→ What the exercise asks:
Reproduce every line of the material below, but drop the pictures.
## BEGIN Raw data
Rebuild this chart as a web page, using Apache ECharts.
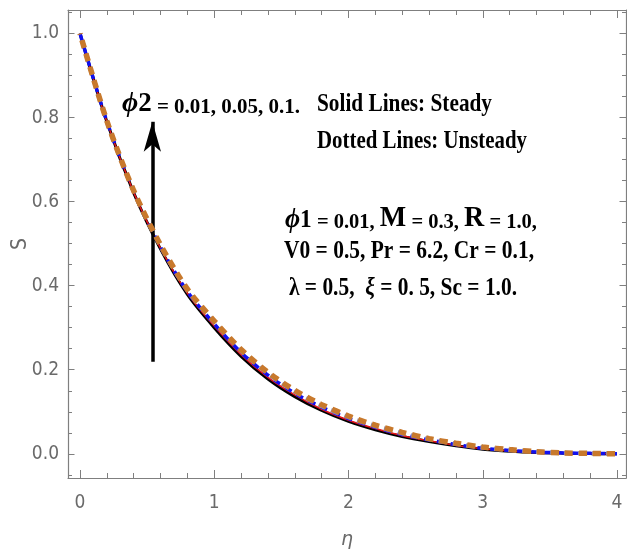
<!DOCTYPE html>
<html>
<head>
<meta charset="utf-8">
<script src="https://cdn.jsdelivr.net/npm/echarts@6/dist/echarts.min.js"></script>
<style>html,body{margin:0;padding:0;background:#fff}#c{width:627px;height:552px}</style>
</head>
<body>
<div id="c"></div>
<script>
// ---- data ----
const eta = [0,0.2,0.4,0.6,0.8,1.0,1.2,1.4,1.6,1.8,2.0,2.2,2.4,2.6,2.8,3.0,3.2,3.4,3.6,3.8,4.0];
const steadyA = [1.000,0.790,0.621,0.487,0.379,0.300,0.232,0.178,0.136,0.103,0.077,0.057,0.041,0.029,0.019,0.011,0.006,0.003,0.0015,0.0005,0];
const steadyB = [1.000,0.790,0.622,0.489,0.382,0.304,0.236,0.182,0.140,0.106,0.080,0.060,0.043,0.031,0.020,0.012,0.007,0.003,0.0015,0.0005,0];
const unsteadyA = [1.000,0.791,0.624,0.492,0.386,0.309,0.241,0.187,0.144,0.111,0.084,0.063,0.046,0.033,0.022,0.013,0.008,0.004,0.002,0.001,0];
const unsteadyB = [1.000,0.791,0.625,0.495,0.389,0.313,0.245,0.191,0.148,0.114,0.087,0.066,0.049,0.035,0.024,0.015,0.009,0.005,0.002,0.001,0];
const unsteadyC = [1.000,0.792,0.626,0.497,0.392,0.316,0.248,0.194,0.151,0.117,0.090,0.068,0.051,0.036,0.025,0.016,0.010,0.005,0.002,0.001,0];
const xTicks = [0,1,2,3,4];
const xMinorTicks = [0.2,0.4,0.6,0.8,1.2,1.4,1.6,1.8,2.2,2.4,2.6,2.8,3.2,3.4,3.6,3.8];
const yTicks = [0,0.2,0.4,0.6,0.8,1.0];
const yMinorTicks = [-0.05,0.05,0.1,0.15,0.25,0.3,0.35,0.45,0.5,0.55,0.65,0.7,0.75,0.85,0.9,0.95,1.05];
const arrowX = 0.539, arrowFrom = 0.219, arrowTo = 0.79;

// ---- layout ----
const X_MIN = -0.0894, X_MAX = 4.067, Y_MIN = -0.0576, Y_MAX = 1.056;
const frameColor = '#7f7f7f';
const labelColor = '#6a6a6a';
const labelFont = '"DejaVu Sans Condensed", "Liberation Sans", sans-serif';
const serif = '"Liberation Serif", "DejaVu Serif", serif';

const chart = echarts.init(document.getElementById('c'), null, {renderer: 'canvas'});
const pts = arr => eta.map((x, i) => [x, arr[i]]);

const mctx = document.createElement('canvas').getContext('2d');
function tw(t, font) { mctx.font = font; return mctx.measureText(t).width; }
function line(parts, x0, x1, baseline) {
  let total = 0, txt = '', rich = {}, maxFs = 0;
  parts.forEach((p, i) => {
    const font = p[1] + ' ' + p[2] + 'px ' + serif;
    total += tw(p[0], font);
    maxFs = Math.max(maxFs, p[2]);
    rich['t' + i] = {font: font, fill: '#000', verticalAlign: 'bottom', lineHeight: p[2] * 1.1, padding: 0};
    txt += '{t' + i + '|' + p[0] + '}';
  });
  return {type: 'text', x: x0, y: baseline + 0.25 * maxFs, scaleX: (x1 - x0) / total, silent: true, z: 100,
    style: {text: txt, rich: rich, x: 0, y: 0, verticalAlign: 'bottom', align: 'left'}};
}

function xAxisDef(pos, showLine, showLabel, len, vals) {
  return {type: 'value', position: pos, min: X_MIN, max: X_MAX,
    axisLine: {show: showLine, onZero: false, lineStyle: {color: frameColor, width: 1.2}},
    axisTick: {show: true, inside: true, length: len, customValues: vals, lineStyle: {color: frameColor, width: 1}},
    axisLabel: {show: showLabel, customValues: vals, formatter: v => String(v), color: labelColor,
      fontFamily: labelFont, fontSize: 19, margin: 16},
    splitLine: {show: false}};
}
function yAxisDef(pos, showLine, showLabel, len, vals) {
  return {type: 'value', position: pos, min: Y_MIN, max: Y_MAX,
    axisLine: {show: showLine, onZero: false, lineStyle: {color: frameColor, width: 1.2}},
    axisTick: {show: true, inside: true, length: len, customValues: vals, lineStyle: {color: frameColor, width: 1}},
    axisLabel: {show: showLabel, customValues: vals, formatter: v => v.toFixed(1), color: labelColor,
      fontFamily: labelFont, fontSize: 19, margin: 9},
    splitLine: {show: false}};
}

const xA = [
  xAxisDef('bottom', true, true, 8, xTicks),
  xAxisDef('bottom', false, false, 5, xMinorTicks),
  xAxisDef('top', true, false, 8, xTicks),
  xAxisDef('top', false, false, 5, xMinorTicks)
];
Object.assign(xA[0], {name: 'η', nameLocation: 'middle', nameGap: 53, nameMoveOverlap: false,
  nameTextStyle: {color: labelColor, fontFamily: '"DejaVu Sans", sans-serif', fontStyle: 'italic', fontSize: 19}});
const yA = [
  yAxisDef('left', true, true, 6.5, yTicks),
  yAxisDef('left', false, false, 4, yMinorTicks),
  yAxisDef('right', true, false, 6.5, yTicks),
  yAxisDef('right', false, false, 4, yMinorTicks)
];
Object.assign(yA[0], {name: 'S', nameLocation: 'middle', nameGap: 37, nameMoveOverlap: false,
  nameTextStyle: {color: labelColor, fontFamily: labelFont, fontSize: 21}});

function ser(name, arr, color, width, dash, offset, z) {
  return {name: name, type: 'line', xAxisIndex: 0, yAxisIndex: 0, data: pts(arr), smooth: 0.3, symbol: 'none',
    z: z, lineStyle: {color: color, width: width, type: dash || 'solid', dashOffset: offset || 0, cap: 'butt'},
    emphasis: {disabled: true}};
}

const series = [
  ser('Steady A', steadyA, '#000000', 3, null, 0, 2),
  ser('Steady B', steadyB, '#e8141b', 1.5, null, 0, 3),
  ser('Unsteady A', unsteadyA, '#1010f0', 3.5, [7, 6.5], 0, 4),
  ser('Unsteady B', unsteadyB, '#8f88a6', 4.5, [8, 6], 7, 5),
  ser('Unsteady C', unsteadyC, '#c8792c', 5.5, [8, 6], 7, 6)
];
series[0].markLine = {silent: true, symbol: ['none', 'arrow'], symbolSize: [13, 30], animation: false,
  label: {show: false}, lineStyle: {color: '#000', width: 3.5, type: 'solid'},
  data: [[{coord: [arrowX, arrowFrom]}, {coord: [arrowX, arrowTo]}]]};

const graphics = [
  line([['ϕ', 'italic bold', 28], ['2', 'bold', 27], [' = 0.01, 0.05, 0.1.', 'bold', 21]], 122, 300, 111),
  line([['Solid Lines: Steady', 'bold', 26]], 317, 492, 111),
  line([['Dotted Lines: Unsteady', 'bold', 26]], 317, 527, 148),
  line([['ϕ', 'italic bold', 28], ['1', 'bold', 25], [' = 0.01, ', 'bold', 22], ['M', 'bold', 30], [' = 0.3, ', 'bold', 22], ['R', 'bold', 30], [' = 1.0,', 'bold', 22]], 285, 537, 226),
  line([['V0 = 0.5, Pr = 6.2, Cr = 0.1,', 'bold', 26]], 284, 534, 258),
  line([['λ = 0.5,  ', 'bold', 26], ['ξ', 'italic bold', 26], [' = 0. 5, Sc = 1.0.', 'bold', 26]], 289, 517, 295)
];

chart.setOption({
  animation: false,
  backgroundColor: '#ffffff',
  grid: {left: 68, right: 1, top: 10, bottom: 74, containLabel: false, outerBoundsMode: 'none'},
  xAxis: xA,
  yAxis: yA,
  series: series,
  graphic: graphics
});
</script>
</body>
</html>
## END Raw data
→ Response for this exercise:
Rebuild this chart as a web page, using Apache ECharts.
<!DOCTYPE html>
<html>
<head>
<meta charset="utf-8">
<script src="https://cdn.jsdelivr.net/npm/echarts@6/dist/echarts.min.js"></script>
<style>html,body{margin:0;padding:0;background:#fff}#c{width:627px;height:552px}</style>
</head>
<body>
<div id="c"></div>
<script>
// ---- data ----
const eta = [0,0.2,0.4,0.6,0.8,1.0,1.2,1.4,1.6,1.8,2.0,2.2,2.4,2.6,2.8,3.0,3.2,3.4,3.6,3.8,4.0];
const steadyA = [1.000,0.790,0.621,0.487,0.379,0.300,0.232,0.178,0.136,0.103,0.077,0.057,0.041,0.029,0.019,0.011,0.006,0.003,0.0015,0.0005,0];
const steadyB = [1.000,0.790,0.622,0.489,0.382,0.304,0.236,0.182,0.140,0.106,0.080,0.060,0.043,0.031,0.020,0.012,0.007,0.003,0.0015,0.0005,0];
const unsteadyA = [1.000,0.791,0.624,0.492,0.386,0.309,0.241,0.187,0.144,0.111,0.084,0.063,0.046,0.033,0.022,0.013,0.008,0.004,0.002,0.001,0];
const unsteadyB = [1.000,0.791,0.625,0.495,0.389,0.313,0.245,0.191,0.148,0.114,0.087,0.066,0.049,0.035,0.024,0.015,0.009,0.005,0.002,0.001,0];
const unsteadyC = [1.000,0.792,0.626,0.497,0.392,0.316,0.248,0.194,0.151,0.117,0.090,0.068,0.051,0.036,0.025,0.016,0.010,0.005,0.002,0.001,0];
const xTicks = [0,1,2,3,4];
const xMinorTicks = [0.2,0.4,0.6,0.8,1.2,1.4,1.6,1.8,2.2,2.4,2.6,2.8,3.2,3.4,3.6,3.8];
const yTicks = [0,0.2,0.4,0.6,0.8,1.0];
const yMinorTicks = [-0.05,0.05,0.1,0.15,0.25,0.3,0.35,0.45,0.5,0.55,0.65,0.7,0.75,0.85,0.9,0.95,1.05];
const arrowX = 0.539, arrowFrom = 0.219, arrowTo = 0.79;

// ---- layout ----
const X_MIN = -0.0894, X_MAX = 4.067, Y_MIN = -0.0576, Y_MAX = 1.056;
const frameColor = '#7f7f7f';
const labelColor = '#6a6a6a';
const labelFont = '"DejaVu Sans Condensed", "Liberation Sans", sans-serif';
const serif = '"Liberation Serif", "DejaVu Serif", serif';

const chart = echarts.init(document.getElementById('c'), null, {renderer: 'canvas'});
const pts = arr => eta.map((x, i) => [x, arr[i]]);

const mctx = document.createElement('canvas').getContext('2d');
function tw(t, font) { mctx.font = font; return mctx.measureText(t).width; }
function line(parts, x0, x1, baseline) {
  let total = 0, txt = '', rich = {}, maxFs = 0;
  parts.forEach((p, i) => {
    const font = p[1] + ' ' + p[2] + 'px ' + serif;
    total += tw(p[0], font);
    maxFs = Math.max(maxFs, p[2]);
    rich['t' + i] = {font: font, fill: '#000', verticalAlign: 'bottom', lineHeight: p[2] * 1.1, padding: 0};
    txt += '{t' + i + '|' + p[0] + '}';
  });
  return {type: 'text', x: x0, y: baseline + 0.25 * maxFs, scaleX: (x1 - x0) / total, silent: true, z: 100,
    style: {text: txt, rich: rich, x: 0, y: 0, verticalAlign: 'bottom', align: 'left'}};
}

function xAxisDef(pos, showLine, showLabel, len, vals) {
  return {type: 'value', position: pos, min: X_MIN, max: X_MAX,
    axisLine: {show: showLine, onZero: false, lineStyle: {color: frameColor, width: 1.2}},
    axisTick: {show: true, inside: true, length: len, customValues: vals, lineStyle: {color: frameColor, width: 1}},
    axisLabel: {show: showLabel, customValues: vals, formatter: v => String(v), color: labelColor,
      fontFamily: labelFont, fontSize: 19, margin: 16},
    splitLine: {show: false}};
}
function yAxisDef(pos, showLine, showLabel, len, vals) {
  return {type: 'value', position: pos, min: Y_MIN, max: Y_MAX,
    axisLine: {show: showLine, onZero: false, lineStyle: {color: frameColor, width: 1.2}},
    axisTick: {show: true, inside: true, length: len, customValues: vals, lineStyle: {color: frameColor, width: 1}},
    axisLabel: {show: showLabel, customValues: vals, formatter: v => v.toFixed(1), color: labelColor,
      fontFamily: labelFont, fontSize: 19, margin: 9},
    splitLine: {show: false}};
}

const xA = [
  xAxisDef('bottom', true, true, 8, xTicks),
  xAxisDef('bottom', false, false, 5, xMinorTicks),
  xAxisDef('top', true, false, 8, xTicks),
  xAxisDef('top', false, false, 5, xMinorTicks)
];
Object.assign(xA[0], {name: 'η', nameLocation: 'middle', nameGap: 53, nameMoveOverlap: false,
  nameTextStyle: {color: labelColor, fontFamily: '"DejaVu Sans", sans-serif', fontStyle: 'italic', fontSize: 19}});
const yA = [
  yAxisDef('left', true, true, 6.5, yTicks),
  yAxisDef('left', false, false, 4, yMinorTicks),
  yAxisDef('right', true, false, 6.5, yTicks),
  yAxisDef('right', false, false, 4, yMinorTicks)
];
Object.assign(yA[0], {name: 'S', nameLocation: 'middle', nameGap: 37, nameMoveOverlap: false,
  nameTextStyle: {color: labelColor, fontFamily: labelFont, fontSize: 21}});

function ser(name, arr, color, width, dash, offset, z) {
  return {name: name, type: 'line', xAxisIndex: 0, yAxisIndex: 0, data: pts(arr), smooth: 0.3, symbol: 'none',
    z: z, lineStyle: {color: color, width: width, type: dash || 'solid', dashOffset: offset || 0, cap: 'butt'},
    emphasis: {disabled: true}};
}

const series = [
  ser('Steady A', steadyA, '#000000', 3, null, 0, 2),
  ser('Steady B', steadyB, '#e8141b', 1.5, null, 0, 3),
  ser('Unsteady A', unsteadyA, '#1010f0', 3.5, [7, 6.5], 0, 4),
  ser('Unsteady B', unsteadyB, '#8f88a6', 4.5, [8, 6], 7, 5),
  ser('Unsteady C', unsteadyC, '#c8792c', 5.5, [8, 6], 7, 6)
];
series[0].markLine = {silent: true, symbol: ['none', 'arrow'], symbolSize: [13, 30], animation: false,
  label: {show: false}, lineStyle: {color: '#000', width: 3.5, type: 'solid'},
  data: [[{coord: [arrowX, arrowFrom]}, {coord: [arrowX, arrowTo]}]]};

const graphics = [
  line([['ϕ', 'italic bold', 28], ['2', 'bold', 27], [' = 0.01, 0.05, 0.1.', 'bold', 21]], 122, 300, 111),
  line([['Solid Lines: Steady', 'bold', 26]], 317, 492, 111),
  line([['Dotted Lines: Unsteady', 'bold', 26]], 317, 527, 148),
  line([['ϕ', 'italic bold', 28], ['1', 'bold', 25], [' = 0.01, ', 'bold', 22], ['M', 'bold', 30], [' = 0.3, ', 'bold', 22], ['R', 'bold', 30], [' = 1.0,', 'bold', 22]], 285, 537, 226),
  line([['V0 = 0.5, Pr = 6.2, Cr = 0.1,', 'bold', 26]], 284, 534, 258),
  line([['λ = 0.5,  ', 'bold', 26], ['ξ', 'italic bold', 26], [' = 0. 5, Sc = 1.0.', 'bold', 26]], 289, 517, 295)
];

chart.setOption({
  animation: false,
  backgroundColor: '#ffffff',
  grid: {left: 68, right: 1, top: 10, bottom: 74, containLabel: false, outerBoundsMode: 'none'},
  xAxis: xA,
  yAxis: yA,
  series: series,
  graphic: graphics
});
</script>
</body>
</html>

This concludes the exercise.